Since the self imposed owner’s lockout began on December 1st, MLB and the Major League Baseball Players Association have sporadically been in talks about a wide range off meant to better or worsen the state of the players and the game, depending on which side you are on.
MLB then stated that February 28th was a hard end to discussions, if there were to be games starting on time.
February 28th has come and gone – however, MLB moved the hard deadline to 5pm ET on Tuesday, March 1st.
Both sides had dozens of discussions throughout Monday and into Tuesday morning, both between themselves and with each other. Players walked back and forth between where the owners were located and their own discussion area. Things were said to be progressing enough that an extension to the deadline was warranted.
But, as time marched towards that second owner imposed deadline, reps from MLB began to float rumors that the union was not willing to compromise, that the union was taking a step backwards, and that talks had deteriorated, again, due to the union.
However, it was only one side that was unwilling to compromise – the owners.
The final off from MLB came in just before 4pm ET. It includes
- No changes to the current CBA threshold which is 220/220/220/230/240 over the next five seasons
- a $5M increase on the pre-arbitration bonus pool, from $25M to $30M
- An increase of minimums from $675K to $700K, moving up $10K a year
The MLBPA unanimously rejected the owners proposal and the regular season will not start on time.
The union earlier offered to drop its request on the new pre-arbitration bonus pool to $85M the first year, with a $5M increase annually over course of the deal. The union was previously at $85M, with MLB having been at $25M.

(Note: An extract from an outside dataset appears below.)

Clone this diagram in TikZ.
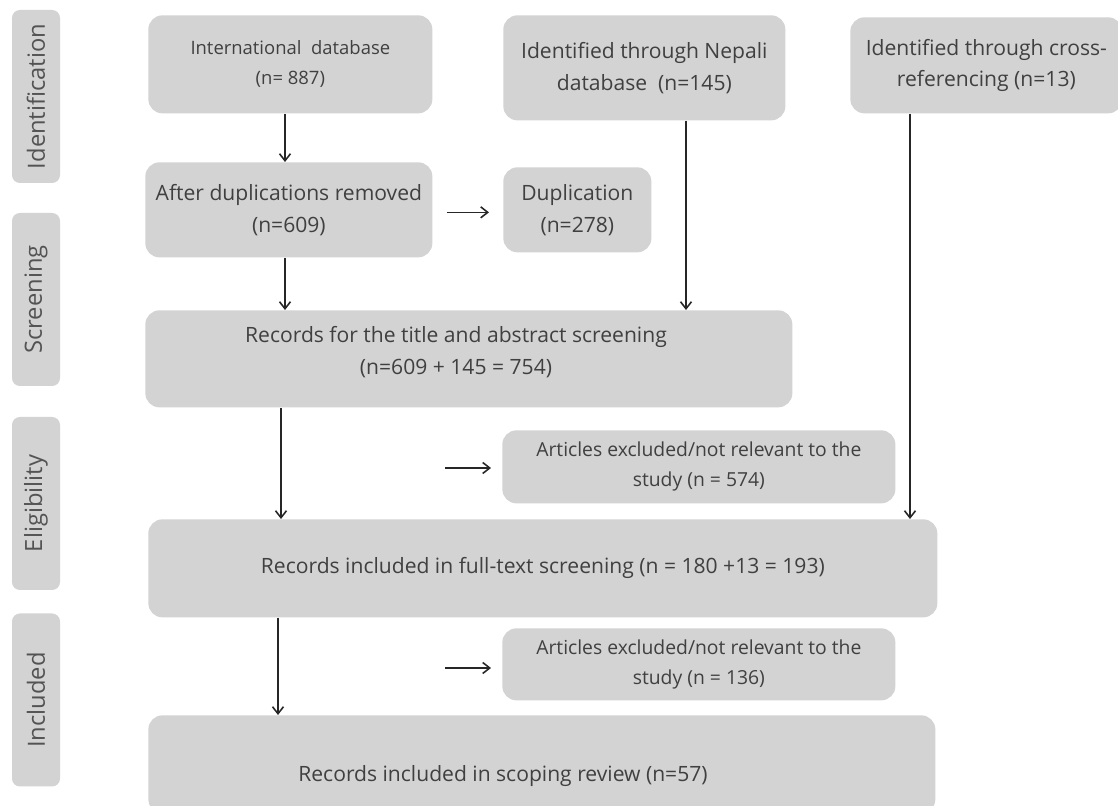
\documentclass[tikz,border=0pt]{standalone}
\usepackage{fontspec}
\setmainfont{Open Sans}
\usepackage{tikz}
\usetikzlibrary{positioning,arrows.meta,calc}
\definecolor{boxgray}{HTML}{D3D3D3}
\definecolor{inkgray}{HTML}{404040}
\tikzset{
  flowbox/.style={rounded corners=8pt, fill=boxgray, align=center, text=inkgray,
    font=\fontsize{12}{18}\selectfont, inner sep=2pt, anchor=north west},
  smallbox/.style={flowbox, font=\fontsize{10.5}{17}\selectfont},
  exclbox/.style={flowbox, font=\fontsize{11}{17}\selectfont},
  stagebox/.style={rounded corners=4.5pt, fill=boxgray, text=inkgray!90, rotate=90,
    minimum width=34.6mm, minimum height=9.6mm, inner sep=0pt,
    font=\fontsize{13.5}{16}\selectfont},
  flowtext/.style={text=inkgray, align=center, font=\fontsize{12}{18}\selectfont},
  flowarrow/.style={-{Straight Barb[length=1.4mm,width=2.2mm]}, line width=0.9pt, black!85},
}

\begin{document}
\begin{tikzpicture}
  \useasboundingbox (0,0) rectangle (22.36,-16.12);
  % stages
  \node[stagebox] (sident) at (0.72,-1.93) {Identification};
  \node[stagebox] (sscreen) at (0.72,-5.99) {Screening};
  \node[stagebox] (selig) at (0.72,-10.07) {Eligibility};
  \node[stagebox] (sincl) at (0.72,-14.00) {Included};
  % identification
  \node[smallbox, minimum width=56.8mm, minimum height=19.6mm] (intl) at (2.96,-0.30)
    {International\ \ database\\(n= 887)};
  \node[flowbox, minimum width=56.4mm, minimum height=21mm] (nepali) at (10.06,-0.30)
    {Identified through Nepali\\database\ \ (n=145)};
  \node[flowbox, minimum width=54.4mm, minimum height=19.2mm] (cross) at (17.00,-0.34)
    {Identified through cross-\\referencing (n=13)};
  % screening
  \node[flowbox, minimum width=57.4mm, minimum height=19mm] (dedup) at (2.90,-3.24)
    {After duplications removed\\(n=609)};
  \node[flowbox, minimum width=29.6mm, minimum height=17mm] (dup) at (10.06,-3.34)
    {Duplication\\(n=278)};
  \node[flowbox, minimum width=129.4mm, minimum height=19.4mm] (title) at (2.90,-6.20) {};
  \node[flowtext] (titletxt) at (9.12,-7.04)
    {Records for the title and abstract screening\\(n=609 + 145 = 754)};
  % eligibility
  \node[exclbox, minimum width=78.6mm, minimum height=14.6mm] (excl1) at (10.04,-8.60)
    {Articles excluded/not relevant to the\\study (n = 574)};
  \node[flowbox, minimum width=157.8mm, minimum height=19.6mm] (full) at (2.96,-10.38)
    {Records included in full-text screening (n = 180 +13 = 193)};
  % included
  \node[exclbox, minimum width=78.6mm, minimum height=14.4mm] (excl2) at (10.04,-12.56)
    {Articles excluded/not relevant to the\\study (n = 136)};
  \node[flowbox, minimum width=157.4mm, minimum height=19.6mm] (scope) at (2.96,-14.30) {};
  \node[flowtext, anchor=base] (scopetxt) at (10.06,-15.64)
    {Records included in scoping review (n=57)};
  % arrows
  \draw[flowarrow] ([xshift=27.4mm]intl.south west) -- ([xshift=27.4mm]intl.south west |- dedup.north);
  \draw[flowarrow] ([xshift=28mm]dedup.south west) -- ([xshift=28mm]dedup.south west |- title.north);
  \draw[flowarrow] ([xshift=36.6mm]nepali.south west) -- ([xshift=36.6mm]nepali.south west |- title.north);
  \draw[flowarrow] ([xshift=12mm]cross.south west) -- ([xshift=12mm]cross.south west |- full.north);
  \draw[flowarrow] ([xshift=27.2mm]title.south west) -- ([xshift=27.2mm]title.south west |- full.north);
  \draw[flowarrow] ([xshift=26mm]full.south west) -- ([xshift=26mm]full.south west |- scope.north);
  \draw[flowarrow, shorten <=2.8mm, shorten >=2.8mm] ([yshift=-0.5mm]dedup.east) -- ([yshift=-0.5mm]dedup.east -| dup.west);
  \coordinate (ex1in) at (8.90,-9.36);
  \coordinate (ex2in) at (8.90,-13.36);
  \draw[flowarrow, shorten >=2.2mm] (ex1in) -- (ex1in -| excl1.west);
  \draw[flowarrow, shorten >=2.2mm] (ex2in) -- (ex2in -| excl2.west);
\end{tikzpicture}
\end{document}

The MLBPA has also backed off their ask for increasing the percentage of players who would be qualify for Super Two status. They had first countered with 35%, but it was since dropped to 22%.
Another sticking point for the owners was the expansion of playoff teams. As currently constructed, there are 10 team – three divisional winners plus two wild card teams per league. The owners wanted 14 playoff teams, which was tied to a contingent deal with ESPN for $100M.
According to reports, MLB attempted to coax the Players Association into a 14-team postseason format by tying it to a $700,000 minimum salary and $40 million pre-arbitration bonus pool. The union has been seeking a $775,000 minimum and $115 million for a bonus pool.
At a press conference at 5pm ET on Tuesday, Commissioner Rob Manfred stated that the season will indeed not start on time.
In his speech, Manfred laid out what the owners offered, but since an agreement could not be met, the first two series of the season have been canceled. He stated that the games will not be made up, and the players will not be paid for time missed.
The MLBPA and player representatives have left Florida and the next meeting between the two parties is unknown.
Rob Manfred stated on December 2nd, when the owners imposed this lockout, that this was the best way to preserve the 2022 season. He stated that he hoped the lockout would jumpstart the negotiations to get an agreement on time for the season to start.
The owners next sent their proposal 43 days later.
Not only are the fans losing the game they love, so many facets of people are losing their jobs – spring training facilities, concession workers, local places that see upticks in revenue because of baseball, clubhouse workers, and on and on. The owners are not losing much to stick to this greed to not share just a fraction more with the players, the ones actually playing the game.